Example: Selling the same product with different advertising methods or promotions to real customers.
Natural Experiment:
Definition: An observational study arising from an event or change in a natural setting.
Examples: Measuring sales impact before and after a tax change or a presidential election.
Note: This type of experiment is observational because the event occurs beyond the researcher's control, but it allows for assessing causal effects of significant changes.
Double-Blind Experiments
Placebo Effect:
Definition: A placebo is a treatment with no active ingredients, and the placebo effect is when subjects respond positively based on the belief in the treatment's efficacy.
Issue: The placebo effect can confound the actual treatment effect, thus complicating the findings.
Double-Blind Design:
Definition: In a double-blind experiment, neither subjects nor researchers know which treatment is given, minimizing bias in response assessment.
Matched Pairs Design
Issue with Randomization:
Explanation: Randomly assigning subjects may lead to flaws; hence a matched pairs design offers a solution.
Definition: Matches subjects closely to control for potential confounding variables.
Treatment Assignment:
Method: One treatment is assigned to each subject in the matched pair randomly, ensuring precision in results.

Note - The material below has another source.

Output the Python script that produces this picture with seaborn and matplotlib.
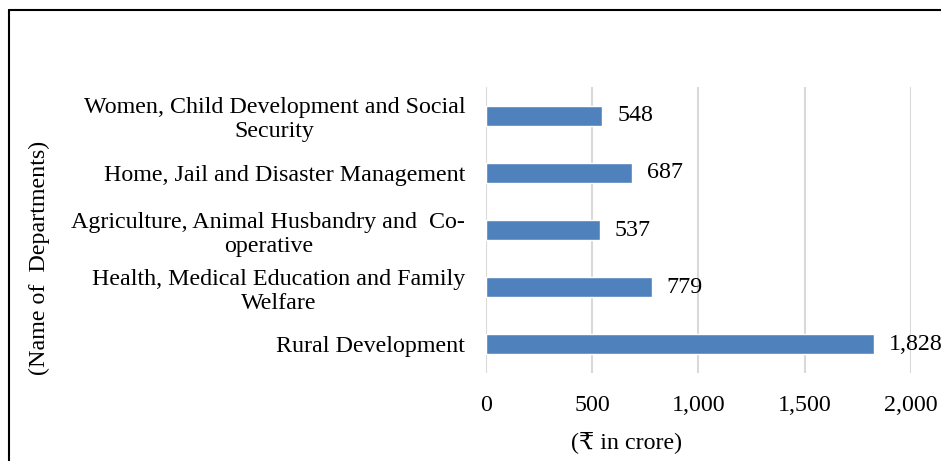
import matplotlib
matplotlib.use("Agg")
import matplotlib.pyplot as plt
import matplotlib.lines as mlines
import pandas as pd
import seaborn as sns

departments = [
    "Women, Child Development and Social\nSecurity",
    "Home, Jail and Disaster Management",
    "Agriculture, Animal Husbandry and  Co-\noperative",
    "Health, Medical Education and Family\nWelfare",
    "Rural Development",
]
amounts = [548, 687, 537, 779, 1828]
x_ticks = [0, 500, 1000, 1500, 2000]

df = pd.DataFrame({"Department": departments, "Amount": amounts})

sns.set_style("white")
plt.rcParams["font.family"] = ["Liberation Serif", "DejaVu Serif", "DejaVu Sans"]
plt.rcParams["text.color"] = "black"
plt.rcParams["xtick.color"] = "black"
plt.rcParams["ytick.color"] = "black"
plt.rcParams["axes.labelcolor"] = "black"

fs = 17.3

fig = plt.figure(figsize=(9.41, 4.61), dpi=100)
ax = fig.add_axes([0.5165, 0.191, 0.4515, 0.620])

sns.barplot(data=df, x="Amount", y="Department", orient="h", color="#4F81BD",
            saturation=1, width=0.35, ax=ax)

ax.set_xlim(0, 2000)
ax.set_ylim(4.5, -0.5)
ax.set_xticks(x_ticks)
ax.set_xticklabels([f"{v:,}" for v in x_ticks], fontsize=fs)
ax.tick_params(axis="x", length=0, pad=16)
ax.tick_params(axis="y", length=0, pad=15)
for lab in ax.get_yticklabels():
    lab.set_fontsize(fs)
    lab.set_multialignment("center")

ax.xaxis.grid(True, color="#D9D9D9", linewidth=1.5)
ax.set_axisbelow(True)
for s in ax.spines.values():
    s.set_visible(False)

for i, v in enumerate(amounts):
    ax.text(v + 70, i, f"{v:,}", va="center", ha="left", fontsize=fs, clip_on=False)

ax.set_xlabel("(\u20b9 in crore)", fontsize=fs)
ax.xaxis.set_label_coords(0.33, -0.205)
ax.set_ylabel("")
fig.text(0.042, 0.44, "(Name of  Departments)", rotation=90, va="center", ha="center", fontsize=fs)

# outer border (figure is cropped on right and bottom)
fig.add_artist(mlines.Line2D([0.0096, 0.0096], [0, 0.978], color="black", linewidth=1.5))
fig.add_artist(mlines.Line2D([0.0096, 1.0], [0.978, 0.978], color="black", linewidth=1.5))

fig.savefig("out.png", dpi=100)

Purpose: This design isolates the treatment effect by comparing outcomes within matched pairs.
Visualization of Matched Pairs Design
Example:
Comparisons: Difference in response variables can be quantified across matched subjects, e.g., age 42 female vs age 40 female and similarly for males.
Block Designs
Purpose of Blocks:
Definition: Blocking involves organizing subjects into groups based on shared characteristics that may influence treatment results.
Control of Variability: This method reduces variation effects by ensuring that certain demographic factors are comparable across treatment groups.
Random Assignment within Blocks:
Process: Randomly assign treatments within each block to effectively isolate the treatment effect
Advertising Effects Case Study
Randomized vs Block Design:
Issue with Random Design: Treating all subjects as a single pool ignores significant variables.
Improved Block Design: Recognizes gender differences, treating male and female subjects separately in a 2 × 3 block design. This ensures that interactions between different treatment factors are systematically studied through the combination of treatments.